Please transcribe the data below exactly. Leave the pictures out.
§
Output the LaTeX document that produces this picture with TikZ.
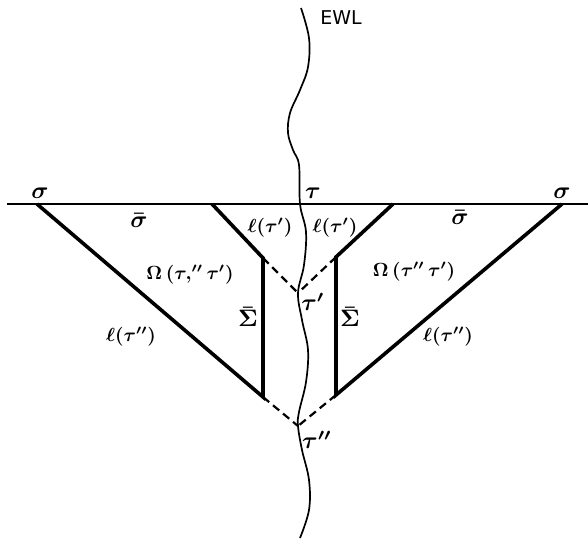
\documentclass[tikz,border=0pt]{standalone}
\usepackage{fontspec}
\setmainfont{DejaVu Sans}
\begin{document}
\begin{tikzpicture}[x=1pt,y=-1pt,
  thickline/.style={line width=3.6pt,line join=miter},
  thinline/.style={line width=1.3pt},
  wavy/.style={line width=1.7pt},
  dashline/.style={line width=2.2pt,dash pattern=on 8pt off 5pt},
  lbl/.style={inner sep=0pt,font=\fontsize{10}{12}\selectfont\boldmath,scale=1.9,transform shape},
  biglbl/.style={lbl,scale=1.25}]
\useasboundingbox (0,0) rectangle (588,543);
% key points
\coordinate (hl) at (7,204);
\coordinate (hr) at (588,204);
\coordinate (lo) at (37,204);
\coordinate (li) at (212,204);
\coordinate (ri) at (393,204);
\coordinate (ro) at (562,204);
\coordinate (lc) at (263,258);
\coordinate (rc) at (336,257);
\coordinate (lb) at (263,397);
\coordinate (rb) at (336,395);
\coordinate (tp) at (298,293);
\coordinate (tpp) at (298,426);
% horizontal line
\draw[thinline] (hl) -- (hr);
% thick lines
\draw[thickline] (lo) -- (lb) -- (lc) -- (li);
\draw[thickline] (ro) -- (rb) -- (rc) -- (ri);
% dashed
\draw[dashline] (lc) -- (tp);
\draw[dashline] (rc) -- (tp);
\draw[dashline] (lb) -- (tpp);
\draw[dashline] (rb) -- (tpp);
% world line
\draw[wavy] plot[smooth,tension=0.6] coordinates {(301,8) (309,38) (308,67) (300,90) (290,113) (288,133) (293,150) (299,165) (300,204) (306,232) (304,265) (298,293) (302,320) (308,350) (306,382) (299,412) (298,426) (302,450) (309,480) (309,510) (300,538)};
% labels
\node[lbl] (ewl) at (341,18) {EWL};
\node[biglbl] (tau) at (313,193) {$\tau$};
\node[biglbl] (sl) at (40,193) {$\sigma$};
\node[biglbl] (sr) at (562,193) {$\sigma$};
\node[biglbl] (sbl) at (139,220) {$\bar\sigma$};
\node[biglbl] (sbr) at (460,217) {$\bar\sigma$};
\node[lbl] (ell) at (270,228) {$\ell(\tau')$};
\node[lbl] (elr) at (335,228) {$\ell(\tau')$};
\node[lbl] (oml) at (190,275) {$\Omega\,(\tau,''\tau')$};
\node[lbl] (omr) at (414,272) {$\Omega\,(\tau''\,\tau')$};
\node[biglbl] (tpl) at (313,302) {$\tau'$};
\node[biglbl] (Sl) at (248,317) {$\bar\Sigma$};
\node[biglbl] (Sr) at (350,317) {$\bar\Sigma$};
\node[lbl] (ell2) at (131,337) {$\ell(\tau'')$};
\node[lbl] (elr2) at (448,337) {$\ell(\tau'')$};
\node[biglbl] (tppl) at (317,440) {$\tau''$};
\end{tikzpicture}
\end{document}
§
* RESPONSE TO THE EXERCISE *
Output the LaTeX document that produces this picture with TikZ.
\documentclass[tikz,border=0pt]{standalone}
\usepackage{fontspec}
\setmainfont{DejaVu Sans}
\begin{document}
\begin{tikzpicture}[x=1pt,y=-1pt,
  thickline/.style={line width=3.6pt,line join=miter},
  thinline/.style={line width=1.3pt},
  wavy/.style={line width=1.7pt},
  dashline/.style={line width=2.2pt,dash pattern=on 8pt off 5pt},
  lbl/.style={inner sep=0pt,font=\fontsize{10}{12}\selectfont\boldmath,scale=1.9,transform shape},
  biglbl/.style={lbl,scale=1.25}]
\useasboundingbox (0,0) rectangle (588,543);
% key points
\coordinate (hl) at (7,204);
\coordinate (hr) at (588,204);
\coordinate (lo) at (37,204);
\coordinate (li) at (212,204);
\coordinate (ri) at (393,204);
\coordinate (ro) at (562,204);
\coordinate (lc) at (263,258);
\coordinate (rc) at (336,257);
\coordinate (lb) at (263,397);
\coordinate (rb) at (336,395);
\coordinate (tp) at (298,293);
\coordinate (tpp) at (298,426);
% horizontal line
\draw[thinline] (hl) -- (hr);
% thick lines
\draw[thickline] (lo) -- (lb) -- (lc) -- (li);
\draw[thickline] (ro) -- (rb) -- (rc) -- (ri);
% dashed
\draw[dashline] (lc) -- (tp);
\draw[dashline] (rc) -- (tp);
\draw[dashline] (lb) -- (tpp);
\draw[dashline] (rb) -- (tpp);
% world line
\draw[wavy] plot[smooth,tension=0.6] coordinates {(301,8) (309,38) (308,67) (300,90) (290,113) (288,133) (293,150) (299,165) (300,204) (306,232) (304,265) (298,293) (302,320) (308,350) (306,382) (299,412) (298,426) (302,450) (309,480) (309,510) (300,538)};
% labels
\node[lbl] (ewl) at (341,18) {EWL};
\node[biglbl] (tau) at (313,193) {$\tau$};
\node[biglbl] (sl) at (40,193) {$\sigma$};
\node[biglbl] (sr) at (562,193) {$\sigma$};
\node[biglbl] (sbl) at (139,220) {$\bar\sigma$};
\node[biglbl] (sbr) at (460,217) {$\bar\sigma$};
\node[lbl] (ell) at (270,228) {$\ell(\tau')$};
\node[lbl] (elr) at (335,228) {$\ell(\tau')$};
\node[lbl] (oml) at (190,275) {$\Omega\,(\tau,''\tau')$};
\node[lbl] (omr) at (414,272) {$\Omega\,(\tau''\,\tau')$};
\node[biglbl] (tpl) at (313,302) {$\tau'$};
\node[biglbl] (Sl) at (248,317) {$\bar\Sigma$};
\node[biglbl] (Sr) at (350,317) {$\bar\Sigma$};
\node[lbl] (ell2) at (131,337) {$\ell(\tau'')$};
\node[lbl] (elr2) at (448,337) {$\ell(\tau'')$};
\node[biglbl] (tppl) at (317,440) {$\tau''$};
\end{tikzpicture}
\end{document}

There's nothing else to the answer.